EPC Lead: Bev Griffiths


 

Introduction

Along with the EPC, The Scottish Government and Emergency Planning Society (EPS) had recognised that Scotland's resilience community were looking for training that needed to be delivered in Scotland to meet the needs of a wide range of partners. Working with partners in Scotland, the EPC has sought to deliver a number of training courses set to expand in the future. 

The Client

Scottish Government and the Emergency Planning Society in Scotland wanted a range of courses written and delivered specifically for Scotland:

  • To offer a range of accessible courses in Scotland that limited the need for excessive travel
  • To modify the content to focus on Scottish structures which differ slightly from the English ones at the core of current training
  • What is offered should complement the training provided by partners and not compete with them.

 

What We Delivered

It was costly and ineffectual for individuals to travel to EPC courses not delivered in Scotland, because of this discussions began, and the EPC showed willingness to support the delivery of the first group of courses.

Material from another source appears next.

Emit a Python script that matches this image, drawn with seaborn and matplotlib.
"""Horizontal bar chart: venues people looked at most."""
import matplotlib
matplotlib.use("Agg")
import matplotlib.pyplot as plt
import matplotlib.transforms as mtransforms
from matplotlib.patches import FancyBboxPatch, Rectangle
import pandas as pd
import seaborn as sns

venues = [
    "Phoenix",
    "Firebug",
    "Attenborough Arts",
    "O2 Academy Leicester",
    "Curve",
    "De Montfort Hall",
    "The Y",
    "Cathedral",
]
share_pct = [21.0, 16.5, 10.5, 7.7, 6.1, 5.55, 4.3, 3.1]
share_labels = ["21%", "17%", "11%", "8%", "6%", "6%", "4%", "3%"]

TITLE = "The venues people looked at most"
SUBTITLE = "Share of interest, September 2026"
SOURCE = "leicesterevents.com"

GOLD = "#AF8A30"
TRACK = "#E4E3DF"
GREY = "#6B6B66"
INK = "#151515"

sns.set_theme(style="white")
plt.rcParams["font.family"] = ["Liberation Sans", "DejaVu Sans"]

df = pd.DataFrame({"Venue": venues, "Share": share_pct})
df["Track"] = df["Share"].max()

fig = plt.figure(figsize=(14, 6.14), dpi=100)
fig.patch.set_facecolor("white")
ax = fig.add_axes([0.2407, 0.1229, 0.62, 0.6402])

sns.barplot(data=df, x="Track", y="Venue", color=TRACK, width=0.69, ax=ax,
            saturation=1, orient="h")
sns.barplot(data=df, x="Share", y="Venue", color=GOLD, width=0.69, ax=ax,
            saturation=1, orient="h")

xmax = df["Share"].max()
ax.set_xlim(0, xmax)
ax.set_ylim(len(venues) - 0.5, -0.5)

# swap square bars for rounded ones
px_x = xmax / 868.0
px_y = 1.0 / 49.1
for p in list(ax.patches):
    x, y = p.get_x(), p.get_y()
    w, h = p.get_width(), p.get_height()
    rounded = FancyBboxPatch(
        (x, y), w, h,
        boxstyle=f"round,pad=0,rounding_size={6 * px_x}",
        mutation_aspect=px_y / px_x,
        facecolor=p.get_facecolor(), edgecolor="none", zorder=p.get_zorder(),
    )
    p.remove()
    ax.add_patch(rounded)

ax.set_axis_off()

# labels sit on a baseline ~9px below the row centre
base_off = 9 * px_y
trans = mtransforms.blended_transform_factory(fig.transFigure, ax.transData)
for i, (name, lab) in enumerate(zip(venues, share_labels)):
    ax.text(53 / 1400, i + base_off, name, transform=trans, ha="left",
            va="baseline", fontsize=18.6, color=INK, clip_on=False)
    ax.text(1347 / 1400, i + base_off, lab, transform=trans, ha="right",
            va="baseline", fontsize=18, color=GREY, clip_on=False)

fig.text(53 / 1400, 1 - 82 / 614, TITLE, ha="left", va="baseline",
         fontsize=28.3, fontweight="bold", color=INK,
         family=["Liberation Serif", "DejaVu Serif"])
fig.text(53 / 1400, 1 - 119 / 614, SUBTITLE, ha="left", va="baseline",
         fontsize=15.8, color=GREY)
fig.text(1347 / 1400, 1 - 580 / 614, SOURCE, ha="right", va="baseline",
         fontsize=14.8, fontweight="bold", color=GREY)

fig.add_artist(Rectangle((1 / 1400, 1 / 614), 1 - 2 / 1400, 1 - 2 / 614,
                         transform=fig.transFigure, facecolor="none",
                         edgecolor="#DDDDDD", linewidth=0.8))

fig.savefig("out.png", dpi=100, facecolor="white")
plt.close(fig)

EPC have since delivered courses in Scotland, with either a Local Authority or other agencies commissioning the course direct from EPC, for a reasonable price, and being able to fill the course either with their own staff or opening it up for wider partner attendance. EPC have also engaged in communicating what is available.

Results

Whilst not able to measure impact, there is no doubt that EPC has become more accessible for practitioners in Scotland. The arrangements mean that Scotland accesses the same training delivered for England and Wales, but with reassurance that it is fit for purpose and meeting Scotland's needs.

The EPC took on their role as an integral part of the stakeholders group. Beverley Griffiths, Resilience Capability Lead at the EPC, committed time and effort to travel to Scotland so that she was fully engaged in the review process.

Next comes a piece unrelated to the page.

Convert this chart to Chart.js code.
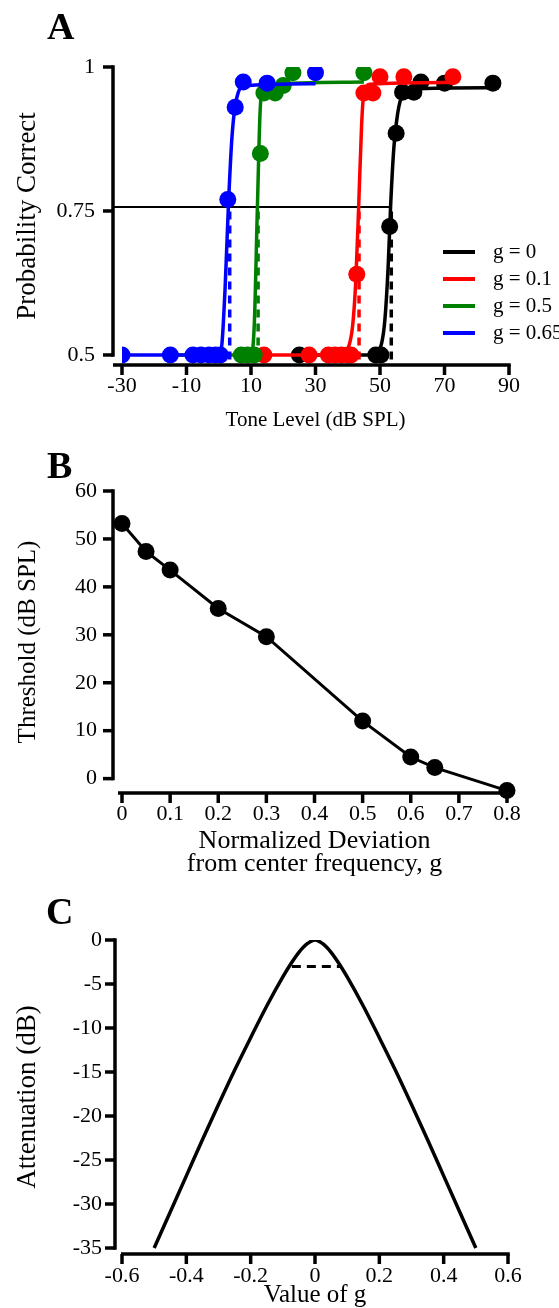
<!DOCTYPE html>
<html>
<head>
<meta charset="utf-8">
<script src="https://cdn.jsdelivr.net/npm/chart.js@4.4.1/dist/chart.umd.min.js"></script>
<style>
  body { margin: 0; background: #fff; }
  #page { position: relative; width: 559px; height: 1308px; overflow: hidden; }
  .panel { position: absolute; left: 0; }
  .letter { position: absolute; font-family: 'Liberation Serif', serif; font-weight: bold; font-size: 38px; line-height: 38px; }
</style>
</head>
<body>
<div id="page">
  <canvas id="chartA" class="panel" style="top:0px" width="559" height="440"></canvas>
  <canvas id="chartB" class="panel" style="top:440px" width="559" height="460"></canvas>
  <canvas id="chartC" class="panel" style="top:870px" width="559" height="450"></canvas>
  <div class="letter" style="left:47px;top:7px">A</div>
  <div class="letter" style="left:47px;top:446px">B</div>
  <div class="letter" style="left:46px;top:892px">C</div>
</div>
<script>
// ---- panel A: psychometric data, tone level (dB SPL) vs probability correct
const gLabels = ['g = 0', 'g = 0.1', 'g = 0.5', 'g = 0.65'];
const gColors = ['#000000', '#ff0000', '#008000', '#0000ff'];

const levelG0 = [25, 48.7, 50.3, 53, 55, 57, 60.5, 62.7, 70, 85];
const pcG0 = [0.5, 0.5, 0.5, 0.723, 0.885, 0.956, 0.956, 0.974, 0.972, 0.972];
const levelG01 = [14, 28, 34, 36, 38, 40, 41, 42.8, 45, 47.8, 50, 57.4, 72.6];
const pcG01 = [0.5, 0.5, 0.5, 0.5, 0.5, 0.5, 0.5, 0.64, 0.955, 0.955, 0.983, 0.983, 0.983];
const levelG05 = [7, 9, 11, 12.9, 14, 17.5, 20, 23, 45];
const pcG05 = [0.5, 0.5, 0.5, 0.85, 0.955, 0.955, 0.968, 0.99, 0.99];
const levelG065 = [-30, -15, -8, -5.5, -3, -1, 0.5, 2.8, 5.1, 7.6, 15, 30];
const pcG065 = [0.5, 0.5, 0.5, 0.5, 0.5, 0.5, 0.5, 0.77, 0.93, 0.974, 0.972, 0.99];

// fitted curves
const fitLevelG0 = [25, 46, 49, 50.5, 51.5, 52.5, 53.3, 54.3, 55.5, 57, 60, 85];
const fitPcG0 = [0.5, 0.5, 0.505, 0.52, 0.56, 0.65, 0.76, 0.86, 0.92, 0.952, 0.962, 0.964];
const fitLevelG01 = [14, 38, 40, 41.5, 42.5, 43.4, 44.3, 45, 47, 72.6];
const fitPcG01 = [0.5, 0.5, 0.51, 0.55, 0.63, 0.76, 0.9, 0.955, 0.97, 0.973];
const fitLevelG05 = [-15, 10, 11, 12, 12.8, 13.5, 16, 45];
const fitPcG05 = [0.5, 0.5, 0.55, 0.76, 0.92, 0.96, 0.97, 0.974];
const fitLevelG065 = [-30, 0, 1, 2, 3, 4, 5, 6, 7.5, 30];
const fitPcG065 = [0.5, 0.5, 0.52, 0.62, 0.76, 0.87, 0.93, 0.955, 0.967, 0.971];

const thresholdsA = [53.5, 43.5, 12.2, 3.4];
const criterion = 0.757;
const criterionStart = -32.5;

const tickLevels = [-30, -10, 10, 30, 50, 70, 90];
const tickPc = [0.5, 0.75, 1];

// ---- panel B: threshold vs normalized deviation
const gB = [0, 0.05, 0.1, 0.2, 0.3, 0.5, 0.6, 0.65, 0.8];
const thresholdB = [53.2, 47.4, 43.5, 35.5, 29.6, 12, 4.5, 2.3, -2.5];
const tickGB = [0, 0.1, 0.2, 0.3, 0.4, 0.5, 0.6, 0.7, 0.8];
const tickThr = [0, 10, 20, 30, 40, 50, 60];

// ---- panel C: filter shape
const gC = [-0.5, -0.45, -0.4, -0.35, -0.3, -0.25, -0.2, -0.15, -0.1, -0.075, -0.05, -0.025, 0,
            0.025, 0.05, 0.075, 0.1, 0.15, 0.2, 0.25, 0.3, 0.35, 0.4, 0.45, 0.5];
const attenC = [-35, -30.9, -26.8, -22.7, -18.7, -14.8, -11.1, -7.5, -4.2, -2.7, -1.4, -0.45, 0,
                -0.45, -1.4, -2.7, -4.2, -7.5, -11.1, -14.8, -18.7, -22.7, -26.8, -30.9, -35];
const halfPowerG = [-0.072, 0.08];
const halfPowerDb = -3;
const tickGC = [-0.6, -0.4, -0.2, 0, 0.2, 0.4, 0.6];
const tickAtt = [0, -5, -10, -15, -20, -25, -30, -35];

const serif = "'Liberation Serif', 'Times New Roman', serif";
Chart.defaults.font.family = serif;
Chart.defaults.color = '#000';
Chart.defaults.animation = false;

function pts(xs, ys) {
  return xs.map((x, i) => ({ x: x, y: ys[i] }));
}

function fmt(v) {
  return String(Math.round(v * 100) / 100);
}

// offset (detached) axes in the Prism style
const offsetAxes = {
  id: 'offsetAxes',
  afterDatasetsDraw(chart, args, opts) {
    const { ctx, scales: { x, y } } = chart;
    const line = (x1, y1, x2, y2) => {
      ctx.beginPath(); ctx.moveTo(x1, y1); ctx.lineTo(x2, y2); ctx.stroke();
    };
    ctx.save();
    ctx.strokeStyle = '#000';
    ctx.lineWidth = 3.5;
    ctx.lineCap = 'butt';
    const ax = x.left - opts.gap;
    const yt = y.ticks.map(t => y.getPixelForValue(t.value));
    line(ax, Math.min(...yt) - 1.75, ax, Math.max(...yt) + 1.75);
    yt.forEach(py => line(ax - 10, py, ax, py));
    const ay = y.bottom;
    const xt = x.ticks.map(t => x.getPixelForValue(t.value));
    line(x.left - opts.xStart, ay, Math.max(...xt) + 1.75, ay);
    xt.forEach(px => line(px, ay, px, ay + 10));
    ctx.restore();
  }
};

// legend drawn inside panel A
const insideLegend = {
  id: 'insideLegend',
  afterDraw(chart, args, opts) {
    const { ctx } = chart;
    ctx.save();
    ctx.font = '21px ' + serif;
    ctx.textBaseline = 'middle';
    opts.labels.forEach((lab, i) => {
      const yy = opts.y + i * opts.step;
      ctx.strokeStyle = opts.colors[i];
      ctx.lineWidth = 4;
      ctx.beginPath(); ctx.moveTo(opts.x, yy); ctx.lineTo(opts.x + 32, yy); ctx.stroke();
      ctx.fillStyle = '#000';
      ctx.fillText(lab, opts.x + 50, yy);
    });
    ctx.restore();
  }
};

function baseScales(o) {
  return {
    x: {
      type: 'linear', min: o.xmin, max: o.xmax,
      grid: { display: false, drawTicks: false }, border: { display: false },
      afterBuildTicks: s => { s.ticks = o.xticks.map(v => ({ value: v })); },
      afterFit: s => { s.height = o.xh; },
      ticks: { padding: o.xpad, maxRotation: 0, autoSkip: false, font: { size: 22 }, callback: v => fmt(v) },
      title: { display: true, text: o.xtitle, font: { size: o.xtsize, lineHeight: o.xtlh || 1.2 },
        padding: { top: 0, bottom: o.xtpad } }
    },
    y: {
      type: 'linear', min: o.ymin, max: o.ymax,
      grid: { display: false, drawTicks: false }, border: { display: false },
      afterBuildTicks: s => { s.ticks = o.yticks.map(v => ({ value: v })); },
      afterFit: s => { s.width = 122; },
      ticks: { padding: o.ypad, autoSkip: false, font: { size: 22 }, callback: v => fmt(v) },
      title: { display: true, text: o.ytitle, font: { size: o.ytsize }, padding: { top: o.ytpad, bottom: 0 } }
    }
  };
}

// ---------- chart A
const psychoSets = [
  [levelG0, pcG0, fitLevelG0, fitPcG0],
  [levelG01, pcG01, fitLevelG01, fitPcG01],
  [levelG05, pcG05, fitLevelG05, fitPcG05],
  [levelG065, pcG065, fitLevelG065, fitPcG065]
];
const dsA = [];
psychoSets.forEach((s, i) => {
  const c = gColors[i];
  dsA.push({ label: gLabels[i] + ' thr', data: [{ x: thresholdsA[i], y: 0.492 }, { x: thresholdsA[i], y: criterion }],
    borderColor: c, borderWidth: 3.5, borderDash: [8, 6], pointRadius: 0, showLine: true, order: 20 - i * 4 + 2 });
  dsA.push({ label: gLabels[i], data: pts(s[2], s[3]), borderColor: c, borderWidth: 3.5, pointRadius: 0,
    showLine: true, cubicInterpolationMode: 'monotone', order: 20 - i * 4 + 1 });
  dsA.push({ label: gLabels[i] + ' data', data: pts(s[0], s[1]), backgroundColor: c, borderColor: c,
    pointRadius: 8.5, pointBorderWidth: 0, showLine: false, order: 20 - i * 4 });
});
dsA.push({ label: 'criterion', data: [{ x: criterionStart, y: criterion }, { x: thresholdsA[0], y: criterion }],
  borderColor: '#000', borderWidth: 2, pointRadius: 0, showLine: true, clip: false, order: 30 });

new Chart(document.getElementById('chartA'), {
  type: 'scatter',
  data: { datasets: dsA },
  options: {
    responsive: false,
    layout: { padding: { left: 0, right: 50, top: 67, bottom: 0 } },
    plugins: {
      legend: { display: false }, tooltip: { enabled: false },
      offsetAxes: { gap: 9, xStart: 9 },
      insideLegend: { labels: gLabels, colors: gColors, x: 443, y: 252, step: 27 }
    },
    scales: baseScales({ xmin: -30, xmax: 90, ymin: 0.4826, ymax: 1, xticks: tickLevels, yticks: tickPc,
      xh: 75, xpad: 8, xtitle: 'Tone Level (dB SPL)', xtsize: 21, xtpad: 7, ypad: 27,
      ytitle: 'Probability Correct', ytsize: 27, ytpad: 12 })
  },
  plugins: [offsetAxes, insideLegend]
});

// ---------- chart B
new Chart(document.getElementById('chartB'), {
  type: 'scatter',
  data: {
    datasets: [{
      label: 'threshold', data: pts(gB, thresholdB), borderColor: '#000', backgroundColor: '#000',
      borderWidth: 3, pointRadius: 8.5, pointBorderWidth: 0, showLine: true, clip: false
    }]
  },
  options: {
    responsive: false,
    layout: { padding: { left: 0, right: 52, top: 51, bottom: 0 } },
    plugins: { legend: { display: false }, tooltip: { enabled: false }, offsetAxes: { gap: 9, xStart: 4 } },
    scales: baseScales({ xmin: 0, xmax: 0.8, ymin: -3, ymax: 60, xticks: tickGB, yticks: tickThr,
      xh: 107, xpad: 8, xtitle: ['Normalized Deviation', 'from center frequency, g'], xtsize: 26, xtlh: 0.86,
      xtpad: 25, ypad: 25, ytitle: 'Threshold (dB SPL)', ytsize: 25, ytpad: 13 })
  },
  plugins: [offsetAxes]
});

// ---------- chart C
new Chart(document.getElementById('chartC'), {
  type: 'scatter',
  data: {
    datasets: [{
      label: 'half power', data: pts(halfPowerG, [halfPowerDb, halfPowerDb]), borderColor: '#000',
      borderWidth: 3, borderDash: [9, 6], pointRadius: 0, showLine: true
    }, {
      label: 'filter', data: pts(gC, attenC), borderColor: '#000', borderWidth: 3.5, pointRadius: 0,
      showLine: true, cubicInterpolationMode: 'monotone'
    }]
  },
  options: {
    responsive: false,
    layout: { padding: { left: 0, right: 51, top: 70, bottom: 0 } },
    plugins: { legend: { display: false }, tooltip: { enabled: false }, offsetAxes: { gap: 7, xStart: 1 } },
    scales: baseScales({ xmin: -0.6, xmax: 0.6, ymin: -35.68, ymax: 0, xticks: tickGC, yticks: tickAtt,
      xh: 66, xpad: 9, xtitle: 'Value of g', xtsize: 25, xtpad: 10, ypad: 20,
      ytitle: 'Attenuation (dB)', ytsize: 27, ytpad: 12 })
  },
  plugins: [offsetAxes]
});
</script>
</body>
</html>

She also used the opportunities of meetings to provide updates on wider EPC business and developments, helping to keep the team up-to-speed.

During a discussion with Dr Campbell McCafferty at that time Director of Civil Contingencies Secretariat, the Head of Unit suggested the idea of 'EPC in Scotland.' 

He was supportive and after further discussion with Mark Leigh a bespoke group was set up - EPC Scottish Stakeholders Group. This group consists of EPC, ScoRDS (Chair and secretariat), EPS and SMARTEU (representing police, fire and ambulance).

The group identified which courses offered by EPC were most desirable for Scotland and reviewed the content to check validity for delivery in Scotland.

Scottish Resilience Development Service (ScoRDS) together with Scottish Multi-Agency Resilience Training and Exercise Unit (SMARTEU) and the Emergency Planning Society Scotland (EPS) works with the Emergency Planning College (EPC) to highlight training courses that can be delivered in Scotland to complement the Resilience Learning Programme for Scotland.

The partnership meets through the EPC Scottish Stakeholders Group and provides a quality control role, identifies opportunities to support continuous professional development and jointly promotes resilience courses.

The results of this partnership approach are:

  • Enhanced relationships and understanding between key resilience organisations
  • EPC courses contextualised for Scotland, designed around Scottish risks, the Scottish environment, and Scottish resilience structures
  • Better understanding of the EPC programme with more choice, less travel and therefore costs for Scottish practitioners.

All of this would not be possible without the enthusiasm, expertise and experience of Beverley Griffiths who works collaboratively with resilience partners to enhance the learning and development opportunities for Scottish practitioners.